The signing of the U.S. legislation averts a further delay in stimulus and bolsters some of the optimism that drove global stocks to a record this month. In approving the bill, Trump also demanded a vote in Congress to replace the planned $600 in direct stimulus payments with $2,000 -- a non-binding request that is unlikely to pass both chambers.
The stimulus “could be supportive of the market, supportive of the U.S. economy,” said Suresh Tantia, strategist at Credit Suisse Group AG. “Next year all the building blocks are there for markets to continue this rally.”
On the coronavirus front, more restrictions are being imposed to fight the spread of the new, more infectious strain. Japan is among the latest to act, banning the entry of most foreigners through the end of January. Meanwhile, the European Union kicked off a continent-wide vaccination campaign less than a week after clearing a shot developed by Pfizer Inc. and BioNTech SE.

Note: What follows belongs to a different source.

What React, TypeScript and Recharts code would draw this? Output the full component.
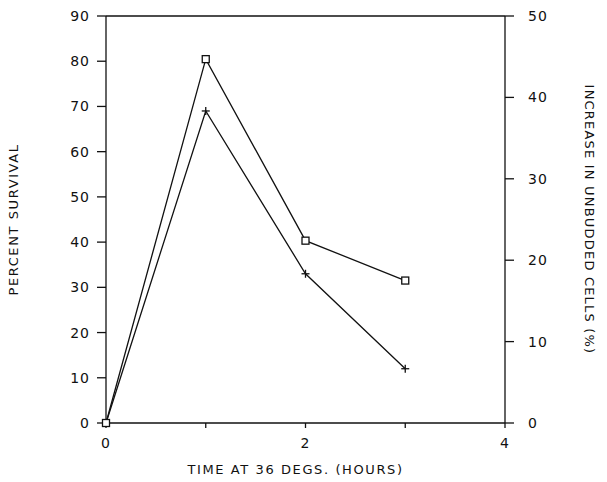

In cryptocurrencies, Bitcoin kept rallying over the festive break, surging past $28,000 for the first time before retreating.
Here are some key events coming up:
- U.S. pending home sales and goods trade balance data are due Wednesday.
- U.S. initial jobless claims figures are published Thursday.
- Most global stock markets are closed Friday for New Year’s Day.
These are the main moves in markets:
Stocks
- S&P 500 futures rose 0.6% as of 2:32 p.m. in Tokyo. The S&P 500 Index rose 0.4% on Thursday.
- Japan’s Topix Index rose 0.3%
- South Korea’s Kospi Index climbed 0.3%.
- Hang Seng Index was little changed.
- Shanghai Composite index rose 0.1%
Currencies
- The Bloomberg Dollar Spot Index fell 0.2%.
- The yen slid 0.1% to 103.52 per dollar.
- The euro rose 0.2% to $1.2215.
- The pound was little changed at $1.3565.
- The offshore yuan was at 6.5219 per dollar, down 0.2%.
- The Aussie was little changed at 76.09 U.S. cents.
Bonds
- The yield on 10-year Treasuries rose about two basis point to 0.94%.
Commodities
- West Texas Intermediate crude fell 0.1% to $48.19 a barrel.
- Gold advanced 0.5% to $1,893 an ounce.